● EXERCISE: Copy out the data exactly, leaving the pictures behind.

● DATA EXCERPT:
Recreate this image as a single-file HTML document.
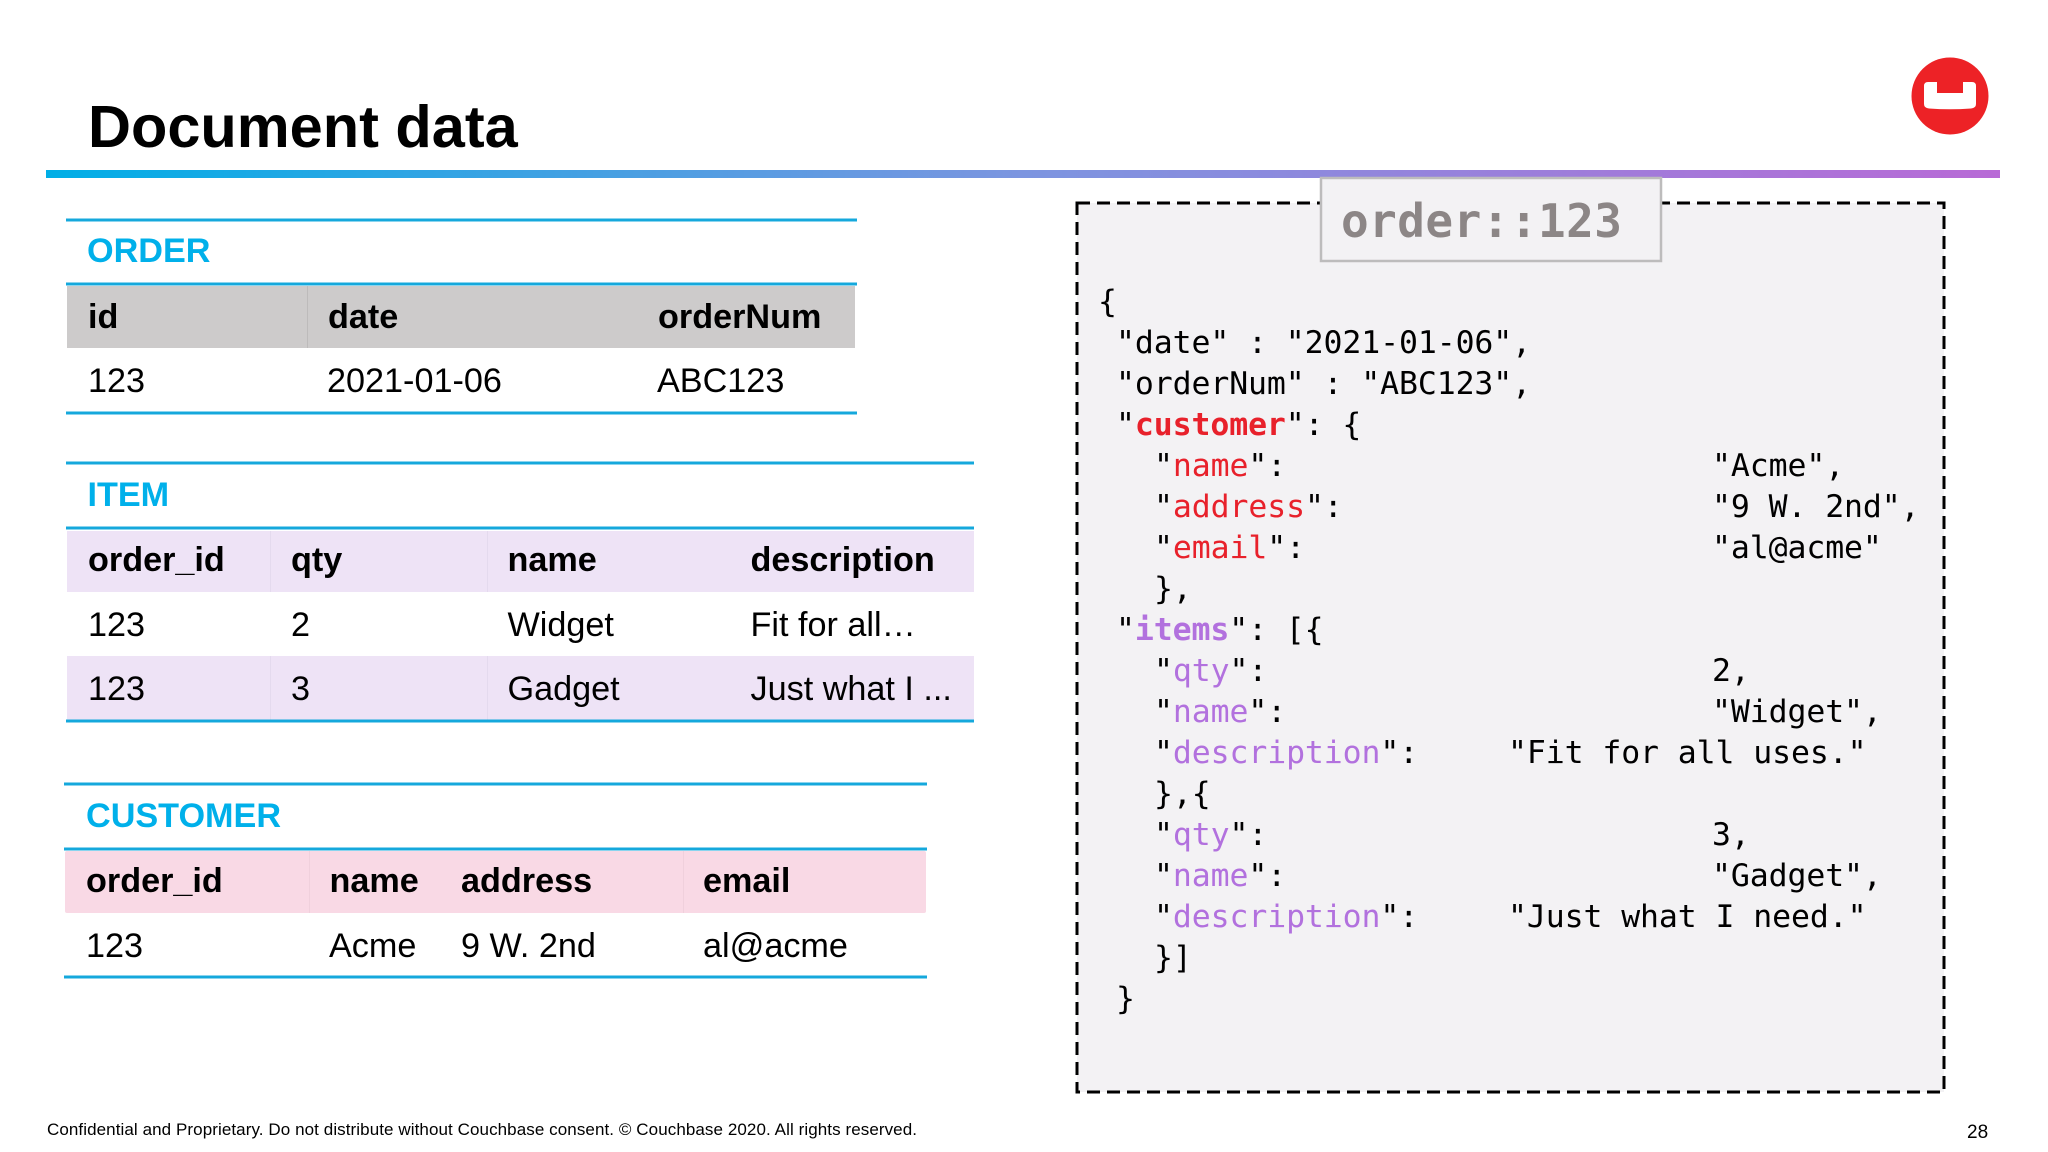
<!DOCTYPE html>
<html><head><meta charset="utf-8"><style>
html,body{margin:0;padding:0;background:#fff;width:2048px;height:1152px;overflow:hidden}
svg{display:block}
.s{font-family:"Liberation Sans",sans-serif;font-size:34.2px;fill:#000}
.b{font-weight:bold}
.t{fill:#00b0ea;font-weight:bold}
.m{font-family:"DejaVu Sans Mono","Liberation Mono",monospace;font-size:31.5px;letter-spacing:-.1px;fill:#000;white-space:pre}
.r{fill:#e8212b}
.p{fill:#b271de}
</style></head><body>
<svg width="2048" height="1152" viewBox="0 0 2048 1152" xmlns="http://www.w3.org/2000/svg">
<defs><linearGradient id="g" x1="0" x2="1" y1="0" y2="0"><stop offset="0" stop-color="#00aee6"/><stop offset=".5" stop-color="#7c95e0"/><stop offset="1" stop-color="#b86ad6"/></linearGradient></defs>
<rect width="2048" height="1152" fill="#fff"/>
<text x="88" y="147" font-family="Liberation Sans" font-weight="bold" font-size="59.500">Document data</text>
<rect x="46" y="170" width="1954" height="8" fill="url(#g)"/>
<circle cx="1950" cy="96" r="38.5" fill="#ed2226"/>
<path d="M1928 82H1937V93H1963V82H1972Q1976 82 1976 86V104Q1976 108 1971 108.500Q1950 110 1929 108.500Q1924 108 1924 104V86Q1924 82 1928 82Z" fill="#fff"/>

<!-- ORDER -->
<rect x="67" y="286" width="788" height="62" fill="#cdcbcb"/>
<rect x="307" y="286" width="1" height="62" fill="#bdbbbb"/>
<g fill="#15a8dc"><rect x="66" y="218.500" width="791" height="3"/><rect x="66" y="282.500" width="791" height="3"/><rect x="66" y="411.500" width="791" height="3"/></g>
<text class="s t" x="87" y="262">ORDER</text>
<g class="s b"><text x="88" y="328">id</text><text x="328" y="328">date</text><text x="658" y="328">orderNum</text></g>
<g class="s"><text x="88" y="392">123</text><text x="327" y="392">2021-01-06</text><text x="657" y="392">ABC123</text></g>

<!-- ITEM -->
<rect x="67" y="531" width="907" height="61" fill="#eee3f6"/>
<rect x="67" y="656" width="907" height="64" fill="#eee3f6"/>
<g fill="#e4daee"><rect x="270" y="531" width="1" height="61"/><rect x="487" y="531" width="1" height="61"/><rect x="270" y="656" width="1" height="64"/><rect x="487" y="656" width="1" height="64"/></g>
<g fill="#15a8dc"><rect x="66" y="461.500" width="908" height="3"/><rect x="66" y="526.500" width="908" height="3"/><rect x="66" y="719.500" width="908" height="3"/></g>
<text class="s t" x="87.500" y="506">ITEM</text>
<g class="s b"><text x="88" y="571">order_id</text><text x="291" y="571">qty</text><text x="507.500" y="571">name</text><text x="750.500" y="571">description</text></g>
<g class="s"><text x="88" y="636">123</text><text x="291" y="636">2</text><text x="507.500" y="636">Widget</text><text x="750.500" y="636">Fit for all…</text>
<text x="88" y="700">123</text><text x="291" y="700">3</text><text x="507.500" y="700">Gadget</text><text x="750.500" y="700">Just what I ...</text></g>

<!-- CUSTOMER -->
<rect x="65" y="851" width="861" height="62" rx="2" fill="#f9d9e5"/>
<g fill="#f0d0dc"><rect x="309" y="851" width="1" height="62"/><rect x="683" y="851" width="1" height="62"/></g>
<g fill="#15a8dc"><rect x="64" y="782.500" width="863" height="3"/><rect x="64" y="847.500" width="863" height="3"/><rect x="64" y="975.500" width="863" height="3"/></g>
<text class="s t" x="86" y="827">CUSTOMER</text>
<g class="s b"><text x="86" y="892">order_id</text><text x="329.500" y="892">name</text><text x="461" y="892">address</text><text x="703" y="892">email</text></g>
<g class="s"><text x="86" y="957">123</text><text x="329" y="957">Acme</text><text x="461" y="957">9 W. 2nd</text><text x="703" y="957">al@acme</text></g>

<!-- Document box -->
<rect x="1077" y="203" width="867" height="889" fill="#f3f2f4" stroke="#000" stroke-width="3" stroke-dasharray="13 7"/>
<rect x="1321" y="178" width="340" height="83" fill="#f3f2f4" stroke="#bdbcbc" stroke-width="2.500"/>
<text x="1341" y="237" font-family="DejaVu Sans Mono,Liberation Mono,monospace" font-weight="bold" font-size="46" fill="#8c8686" textLength="281">order::123</text>

<g class="m">
<text x="1098" y="312">{</text>
<text x="1116" y="353">"date" : "2021-01-06",</text>
<text x="1116" y="394">"orderNum" : "ABC123",</text>
<text x="1116" y="435">"<tspan class="r" font-weight="bold">customer</tspan>": {</text>
<text x="1154" y="476">"<tspan class="r">name</tspan>":</text><text x="1712" y="476">"Acme",</text>
<text x="1154" y="517">"<tspan class="r">address</tspan>":</text><text x="1712" y="517">"9 W. 2nd",</text>
<text x="1154" y="558">"<tspan class="r">email</tspan>":</text><text x="1712" y="558">"al@acme"</text>
<text x="1154" y="599">},</text>
<text x="1116" y="640">"<tspan class="p" font-weight="bold">items</tspan>": [{</text>
<text x="1154" y="681">"<tspan class="p">qty</tspan>":</text><text x="1712" y="681">2,</text>
<text x="1154" y="722">"<tspan class="p">name</tspan>":</text><text x="1712" y="722">"Widget",</text>
<text x="1154" y="763">"<tspan class="p">description</tspan>":</text><text x="1508" y="763">"Fit for all uses."</text>
<text x="1154" y="804">},{</text>
<text x="1154" y="845">"<tspan class="p">qty</tspan>":</text><text x="1712" y="845">3,</text>
<text x="1154" y="886">"<tspan class="p">name</tspan>":</text><text x="1712" y="886">"Gadget",</text>
<text x="1154" y="927">"<tspan class="p">description</tspan>":</text><text x="1508" y="927">"Just what I need."</text>
<text x="1154" y="968">}]</text>
<text x="1116" y="1009">}</text>
</g>

<text x="47" y="1135" font-family="Liberation Sans" font-size="17" textLength="870">Confidential and Proprietary. Do not distribute without Couchbase consent. © Couchbase 2020. All rights reserved.</text>
<text x="1967" y="1138" font-family="Liberation Sans" font-size="19">28</text>
</svg>
</body></html>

● CORRECT RESPONSE:
Recreate this image as a single-file HTML document.
<!DOCTYPE html>
<html><head><meta charset="utf-8"><style>
html,body{margin:0;padding:0;background:#fff;width:2048px;height:1152px;overflow:hidden}
svg{display:block}
.s{font-family:"Liberation Sans",sans-serif;font-size:34.2px;fill:#000}
.b{font-weight:bold}
.t{fill:#00b0ea;font-weight:bold}
.m{font-family:"DejaVu Sans Mono","Liberation Mono",monospace;font-size:31.5px;letter-spacing:-.1px;fill:#000;white-space:pre}
.r{fill:#e8212b}
.p{fill:#b271de}
</style></head><body>
<svg width="2048" height="1152" viewBox="0 0 2048 1152" xmlns="http://www.w3.org/2000/svg">
<defs><linearGradient id="g" x1="0" x2="1" y1="0" y2="0"><stop offset="0" stop-color="#00aee6"/><stop offset=".5" stop-color="#7c95e0"/><stop offset="1" stop-color="#b86ad6"/></linearGradient></defs>
<rect width="2048" height="1152" fill="#fff"/>
<text x="88" y="147" font-family="Liberation Sans" font-weight="bold" font-size="59.500">Document data</text>
<rect x="46" y="170" width="1954" height="8" fill="url(#g)"/>
<circle cx="1950" cy="96" r="38.5" fill="#ed2226"/>
<path d="M1928 82H1937V93H1963V82H1972Q1976 82 1976 86V104Q1976 108 1971 108.500Q1950 110 1929 108.500Q1924 108 1924 104V86Q1924 82 1928 82Z" fill="#fff"/>

<!-- ORDER -->
<rect x="67" y="286" width="788" height="62" fill="#cdcbcb"/>
<rect x="307" y="286" width="1" height="62" fill="#bdbbbb"/>
<g fill="#15a8dc"><rect x="66" y="218.500" width="791" height="3"/><rect x="66" y="282.500" width="791" height="3"/><rect x="66" y="411.500" width="791" height="3"/></g>
<text class="s t" x="87" y="262">ORDER</text>
<g class="s b"><text x="88" y="328">id</text><text x="328" y="328">date</text><text x="658" y="328">orderNum</text></g>
<g class="s"><text x="88" y="392">123</text><text x="327" y="392">2021-01-06</text><text x="657" y="392">ABC123</text></g>

<!-- ITEM -->
<rect x="67" y="531" width="907" height="61" fill="#eee3f6"/>
<rect x="67" y="656" width="907" height="64" fill="#eee3f6"/>
<g fill="#e4daee"><rect x="270" y="531" width="1" height="61"/><rect x="487" y="531" width="1" height="61"/><rect x="270" y="656" width="1" height="64"/><rect x="487" y="656" width="1" height="64"/></g>
<g fill="#15a8dc"><rect x="66" y="461.500" width="908" height="3"/><rect x="66" y="526.500" width="908" height="3"/><rect x="66" y="719.500" width="908" height="3"/></g>
<text class="s t" x="87.500" y="506">ITEM</text>
<g class="s b"><text x="88" y="571">order_id</text><text x="291" y="571">qty</text><text x="507.500" y="571">name</text><text x="750.500" y="571">description</text></g>
<g class="s"><text x="88" y="636">123</text><text x="291" y="636">2</text><text x="507.500" y="636">Widget</text><text x="750.500" y="636">Fit for all…</text>
<text x="88" y="700">123</text><text x="291" y="700">3</text><text x="507.500" y="700">Gadget</text><text x="750.500" y="700">Just what I ...</text></g>

<!-- CUSTOMER -->
<rect x="65" y="851" width="861" height="62" rx="2" fill="#f9d9e5"/>
<g fill="#f0d0dc"><rect x="309" y="851" width="1" height="62"/><rect x="683" y="851" width="1" height="62"/></g>
<g fill="#15a8dc"><rect x="64" y="782.500" width="863" height="3"/><rect x="64" y="847.500" width="863" height="3"/><rect x="64" y="975.500" width="863" height="3"/></g>
<text class="s t" x="86" y="827">CUSTOMER</text>
<g class="s b"><text x="86" y="892">order_id</text><text x="329.500" y="892">name</text><text x="461" y="892">address</text><text x="703" y="892">email</text></g>
<g class="s"><text x="86" y="957">123</text><text x="329" y="957">Acme</text><text x="461" y="957">9 W. 2nd</text><text x="703" y="957">al@acme</text></g>

<!-- Document box -->
<rect x="1077" y="203" width="867" height="889" fill="#f3f2f4" stroke="#000" stroke-width="3" stroke-dasharray="13 7"/>
<rect x="1321" y="178" width="340" height="83" fill="#f3f2f4" stroke="#bdbcbc" stroke-width="2.500"/>
<text x="1341" y="237" font-family="DejaVu Sans Mono,Liberation Mono,monospace" font-weight="bold" font-size="46" fill="#8c8686" textLength="281">order::123</text>

<g class="m">
<text x="1098" y="312">{</text>
<text x="1116" y="353">"date" : "2021-01-06",</text>
<text x="1116" y="394">"orderNum" : "ABC123",</text>
<text x="1116" y="435">"<tspan class="r" font-weight="bold">customer</tspan>": {</text>
<text x="1154" y="476">"<tspan class="r">name</tspan>":</text><text x="1712" y="476">"Acme",</text>
<text x="1154" y="517">"<tspan class="r">address</tspan>":</text><text x="1712" y="517">"9 W. 2nd",</text>
<text x="1154" y="558">"<tspan class="r">email</tspan>":</text><text x="1712" y="558">"al@acme"</text>
<text x="1154" y="599">},</text>
<text x="1116" y="640">"<tspan class="p" font-weight="bold">items</tspan>": [{</text>
<text x="1154" y="681">"<tspan class="p">qty</tspan>":</text><text x="1712" y="681">2,</text>
<text x="1154" y="722">"<tspan class="p">name</tspan>":</text><text x="1712" y="722">"Widget",</text>
<text x="1154" y="763">"<tspan class="p">description</tspan>":</text><text x="1508" y="763">"Fit for all uses."</text>
<text x="1154" y="804">},{</text>
<text x="1154" y="845">"<tspan class="p">qty</tspan>":</text><text x="1712" y="845">3,</text>
<text x="1154" y="886">"<tspan class="p">name</tspan>":</text><text x="1712" y="886">"Gadget",</text>
<text x="1154" y="927">"<tspan class="p">description</tspan>":</text><text x="1508" y="927">"Just what I need."</text>
<text x="1154" y="968">}]</text>
<text x="1116" y="1009">}</text>
</g>

<text x="47" y="1135" font-family="Liberation Sans" font-size="17" textLength="870">Confidential and Proprietary. Do not distribute without Couchbase consent. © Couchbase 2020. All rights reserved.</text>
<text x="1967" y="1138" font-family="Liberation Sans" font-size="19">28</text>
</svg>
</body></html>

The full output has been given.